/---
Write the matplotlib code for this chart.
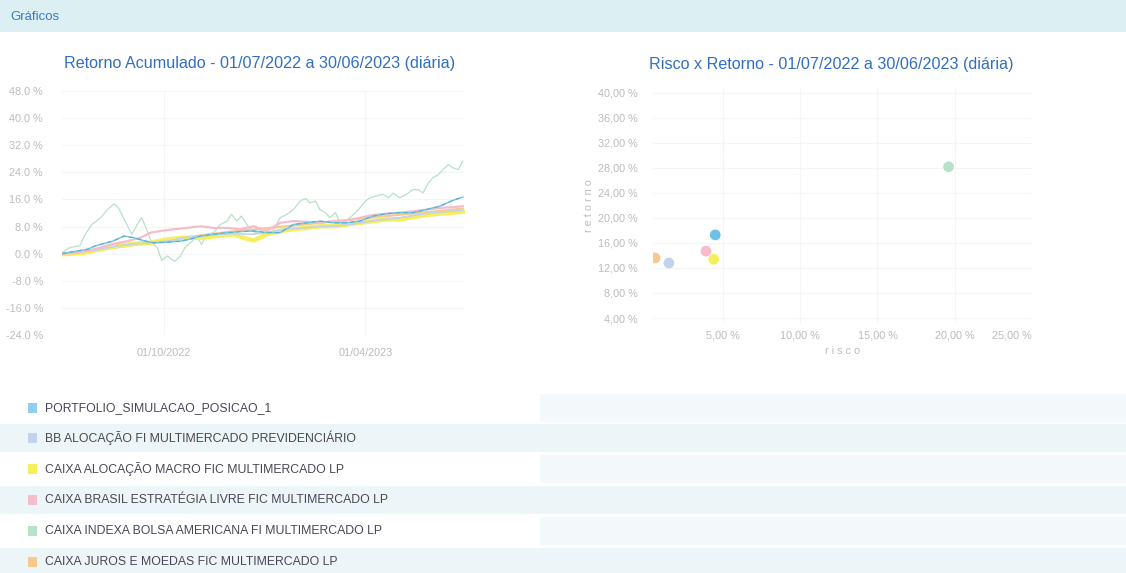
import matplotlib
matplotlib.use("Agg")
import matplotlib.pyplot as plt
import matplotlib.dates as mdates
import pandas as pd
from matplotlib.patches import Rectangle

plt.rcParams['font.family'] = ['Liberation Sans', 'DejaVu Sans']

# ---------------- data ----------------
start_date = "2022-07-01"
end_date = "2023-06-30"

names = [
    "PORTFOLIO_SIMULACAO_POSICAO_1",
    "BB ALOCAÇÃO FI MULTIMERCADO PREVIDENCIÁRIO",
    "CAIXA ALOCAÇÃO MACRO FIC MULTIMERCADO LP",
    "CAIXA BRASIL ESTRATÉGIA LIVRE FIC MULTIMERCADO LP",
    "CAIXA INDEXA BOLSA AMERICANA FI MULTIMERCADO LP",
    "CAIXA JUROS E MOEDAS FIC MULTIMERCADO LP",
]
colors = ["#7cc6e8", "#c3d2ee", "#f4ef5a", "#f6bccb", "#b5e2c9", "#f7c98c"]

# days since 01/07/2022 and cumulative return (%)
portfolio_days = [0, 14, 23, 30, 46, 56, 65, 74, 83, 95, 107, 116, 125, 137, 149, 161, 173, 185, 197, 209, 221, 233, 245, 257, 269, 281, 293, 305, 317, 329, 341, 353, 362]
portfolio_ret = [0.0, 0.8, 1.3, 2.3, 3.7, 5.2, 4.7, 3.8, 3.2, 3.4, 3.7, 4.3, 5.2, 5.7, 6.2, 6.5, 6.7, 6.2, 6.2, 8.6, 9.1, 9.6, 9.1, 9.1, 9.6, 11.1, 11.8, 12.1, 12.1, 13.0, 14.0, 15.7, 16.7]

bb_days = [0, 20, 35, 50, 65, 80, 95, 110, 125, 140, 155, 170, 185, 200, 215, 230, 245, 260, 275, 290, 305, 320, 335, 350, 362]
bb_ret = [0.0, 0.6, 1.3, 2.3, 2.9, 3.2, 3.7, 4.7, 5.2, 5.7, 5.9, 5.7, 6.2, 7.2, 7.6, 7.9, 8.1, 8.6, 9.4, 10.1, 10.6, 11.4, 12.1, 12.5, 12.8]

macro_days = [0, 20, 35, 50, 65, 80, 95, 110, 125, 140, 155, 167, 173, 185, 197, 209, 221, 233, 245, 257, 269, 281, 293, 305, 317, 329, 341, 353, 362]
macro_ret = [-0.2, 0.3, 1.3, 2.3, 2.9, 3.2, 4.2, 4.7, 4.7, 5.2, 5.7, 4.4, 3.9, 5.7, 6.7, 7.2, 7.6, 8.1, 8.1, 8.6, 9.1, 9.6, 10.1, 10.1, 10.8, 11.4, 11.8, 12.1, 12.4]

livre_days = [0, 14, 29, 44, 59, 71, 80, 89, 101, 113, 125, 137, 149, 161, 173, 185, 197, 209, 221, 233, 245, 257, 269, 281, 293, 305, 317, 329, 341, 353, 362]
livre_ret = [0.0, 0.3, 1.3, 2.7, 3.7, 4.7, 6.2, 6.7, 7.2, 7.6, 8.1, 7.6, 7.6, 7.2, 8.1, 6.7, 9.1, 9.6, 9.4, 9.1, 9.6, 9.8, 10.6, 11.4, 11.8, 12.1, 12.5, 13.0, 13.5, 13.7, 14.0]

indexa_days = [0, 7, 16, 21, 27, 35, 41, 47, 51, 57, 63, 68, 72, 77, 81, 86, 90, 95, 99, 102, 107, 111, 116, 122, 126, 131, 137, 143, 149, 153, 158, 162, 167, 171, 176, 182, 188, 193, 197, 203, 209, 215, 220, 224, 229, 233, 238, 242, 247, 251, 256, 260, 265, 269, 274, 278, 284, 290, 295, 299, 305, 311, 317, 322, 326, 331, 335, 340, 344, 349, 353, 358, 362]
indexa_ret = [0.3, 1.8, 2.3, 5.7, 8.6, 10.6, 13.0, 14.7, 13.5, 9.6, 5.7, 8.6, 10.6, 6.7, 3.2, 1.8, -2.0, -0.7, -1.7, -2.2, -0.7, 1.8, 3.2, 5.2, 2.7, 5.7, 6.2, 8.6, 9.6, 11.6, 9.6, 11.1, 8.6, 6.7, 6.2, 7.2, 5.7, 8.1, 10.6, 11.6, 13.0, 15.5, 16.3, 15.0, 15.5, 13.0, 12.1, 10.6, 12.1, 9.1, 9.6, 10.6, 12.1, 13.5, 15.5, 16.5, 17.0, 17.5, 16.5, 17.9, 16.5, 17.5, 18.9, 18.9, 17.9, 20.9, 22.4, 23.3, 24.8, 26.3, 25.3, 24.8, 27.3]

juros_days = [0, 38, 68, 98, 128, 158, 188, 218, 248, 278, 308, 338, 362]
juros_ret = [0.0, 1.3, 2.7, 4.2, 5.5, 6.7, 7.6, 8.6, 9.6, 10.6, 11.6, 12.5, 13.3]

# risk x return (%)
risk = [4.5, 1.5, 4.4, 3.9, 19.6, 0.6]
ret = [17.3, 12.8, 13.4, 14.7, 28.2, 13.6]

left_yticks = [48, 40, 32, 24, 16, 8, 0, -8, -16, -24]
right_yticks = [40, 36, 32, 28, 24, 20, 16, 12, 8, 4]
right_xticks = [5, 10, 15, 20, 25]
date_ticks = ["2022-10-01", "2023-04-01"]

# ---------------- figure ----------------
W, H = 1126, 573
fig = plt.figure(figsize=(W / 100, H / 100), dpi=100)
fig.patch.set_facecolor("white")

def fx(px):
    return px / W

def fy(py):
    return 1 - py / H

PT = 0.72  # points per pixel at 100 dpi

# header band
fig.patches.append(Rectangle((0, fy(32)), 1, 32 / H, transform=fig.transFigure,
                             facecolor="#dcf0f4", edgecolor="none", zorder=0))
fig.text(fx(10), fy(17), "Gráficos", color="#3a78c2", fontsize=9.5, va="center", ha="left")

text_grey = "#bcbcbc"
title_blue = "#2f6fc0"
grid_c = "#f3f5f7"

# ---------------- left: cumulative return ----------------
ax1 = fig.add_axes([fx(62), fy(335), fx(465 - 62), (335 - 91) / H])
t0 = pd.Timestamp(start_date)
series_days = [portfolio_days, bb_days, macro_days, livre_days, indexa_days, juros_days]
series_ret = [portfolio_ret, bb_ret, macro_ret, livre_ret, indexa_ret, juros_ret]
widths = [1.1, 1.2, 3.2, 1.6, 0.9, 1.6]
order = [4, 5, 2, 1, 3, 0]
for i in order:
    dts = [t0 + pd.Timedelta(days=d) for d in series_days[i]]
    ax1.plot(dts, series_ret[i], color=colors[i], lw=widths[i], zorder=3)
dts = [t0 + pd.Timedelta(days=d) for d in portfolio_days]
ax1.plot(dts, portfolio_ret, color="#4aa8d8", lw=0.8, ls=(0, (4, 3)), zorder=4, alpha=0.8)

ax1.set_xlim(pd.Timestamp(start_date), pd.Timestamp(end_date))
ax1.set_ylim(-24, 48)
ax1.set_yticks(left_yticks)
ax1.set_yticklabels([f"{v:.1f} %" for v in left_yticks])
ax1.set_xticks([pd.Timestamp(d) for d in date_ticks])
ax1.xaxis.set_major_formatter(mdates.DateFormatter("%d/%m/%Y"))
ax1.tick_params(axis="both", length=0, labelsize=7.8, colors=text_grey)
ax1.tick_params(axis="y", pad=19 * PT)
ax1.tick_params(axis="x", pad=13 * PT)
ax1.grid(True, color=grid_c, lw=0.8)
for s in ax1.spines.values():
    s.set_visible(False)
fig.text(fx(260), fy(63), "Retorno Acumulado - 01/07/2022 a 30/06/2023 (diária)", color=title_blue,
         fontsize=11.6, ha="center", va="center")

# ---------------- right: risk x return ----------------
ax2 = fig.add_axes([fx(653), fy(323), fx(1032 - 653), (323 - 88) / H])
for i in range(len(names)):
    ax2.scatter(risk[i], ret[i], s=60, color=colors[i] if i != 0 else "#6cc0e8",
                edgecolors="none", zorder=3)
ax2.set_xlim(0.47, 25)
ax2.set_ylim(3.2, 40.8)
ax2.set_yticks(right_yticks)
ax2.set_yticklabels([f"{v:.2f} %".replace(".", ",") for v in right_yticks])
ax2.set_xticks(right_xticks)
xl = ax2.set_xticklabels([f"{v:.2f} %".replace(".", ",") for v in right_xticks])
xl[-1].set_ha("right")
ax2.tick_params(axis="both", length=0, labelsize=7.8, colors=text_grey)
ax2.tick_params(axis="y", pad=15 * PT)
ax2.tick_params(axis="x", pad=7 * PT)
ax2.grid(True, color=grid_c, lw=0.8)
for s in ax2.spines.values():
    s.set_visible(False)
ax2.set_xlabel("r i s c o", color=text_grey, fontsize=7.8, labelpad=6 * PT)
ax2.set_ylabel("r e t o r n o", color=text_grey, fontsize=7.8, labelpad=4 * PT)
fig.text(fx(831), fy(64), "Risco x Retorno - 01/07/2022 a 30/06/2023 (diária)", color=title_blue,
         fontsize=11.6, ha="center", va="center")

# ---------------- legend rows ----------------
row_y = [408, 438, 469, 500, 531, 562]
for k, (name, c, yy) in enumerate(zip(names, colors, row_y)):
    if k % 2 == 1:
        fig.patches.append(Rectangle((0, fy(yy + 14)), 1, 28 / H, transform=fig.transFigure,
                                     facecolor="#ecf6f8", edgecolor="none", zorder=0))
    else:
        fig.patches.append(Rectangle((fx(540), fy(yy + 14)), 1, 28 / H, transform=fig.transFigure,
                                     facecolor="#f3f9fa", edgecolor="none", zorder=0))
    fig.patches.append(Rectangle((fx(28), fy(yy + 5)), 9 / W, 10 / H, transform=fig.transFigure,
                                 facecolor=c if k != 0 else "#8fd0ee", edgecolor="none", zorder=2))
    fig.text(fx(45), fy(yy), name, color="#4a4555", fontsize=8.8, va="center", ha="left")

fig.savefig("out.png", dpi=100)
\---
**Given exercise**
Reproduce the material above exactly, first line through the line that contains "14.0, 15.7, 16.7]", minus the pictures.

**Answer**
Write the matplotlib code for this chart.
import matplotlib
matplotlib.use("Agg")
import matplotlib.pyplot as plt
import matplotlib.dates as mdates
import pandas as pd
from matplotlib.patches import Rectangle

plt.rcParams['font.family'] = ['Liberation Sans', 'DejaVu Sans']

# ---------------- data ----------------
start_date = "2022-07-01"
end_date = "2023-06-30"

names = [
    "PORTFOLIO_SIMULACAO_POSICAO_1",
    "BB ALOCAÇÃO FI MULTIMERCADO PREVIDENCIÁRIO",
    "CAIXA ALOCAÇÃO MACRO FIC MULTIMERCADO LP",
    "CAIXA BRASIL ESTRATÉGIA LIVRE FIC MULTIMERCADO LP",
    "CAIXA INDEXA BOLSA AMERICANA FI MULTIMERCADO LP",
    "CAIXA JUROS E MOEDAS FIC MULTIMERCADO LP",
]
colors = ["#7cc6e8", "#c3d2ee", "#f4ef5a", "#f6bccb", "#b5e2c9", "#f7c98c"]

# days since 01/07/2022 and cumulative return (%)
portfolio_days = [0, 14, 23, 30, 46, 56, 65, 74, 83, 95, 107, 116, 125, 137, 149, 161, 173, 185, 197, 209, 221, 233, 245, 257, 269, 281, 293, 305, 317, 329, 341, 353, 362]
portfolio_ret = [0.0, 0.8, 1.3, 2.3, 3.7, 5.2, 4.7, 3.8, 3.2, 3.4, 3.7, 4.3, 5.2, 5.7, 6.2, 6.5, 6.7, 6.2, 6.2, 8.6, 9.1, 9.6, 9.1, 9.1, 9.6, 11.1, 11.8, 12.1, 12.1, 13.0, 14.0, 15.7, 16.7]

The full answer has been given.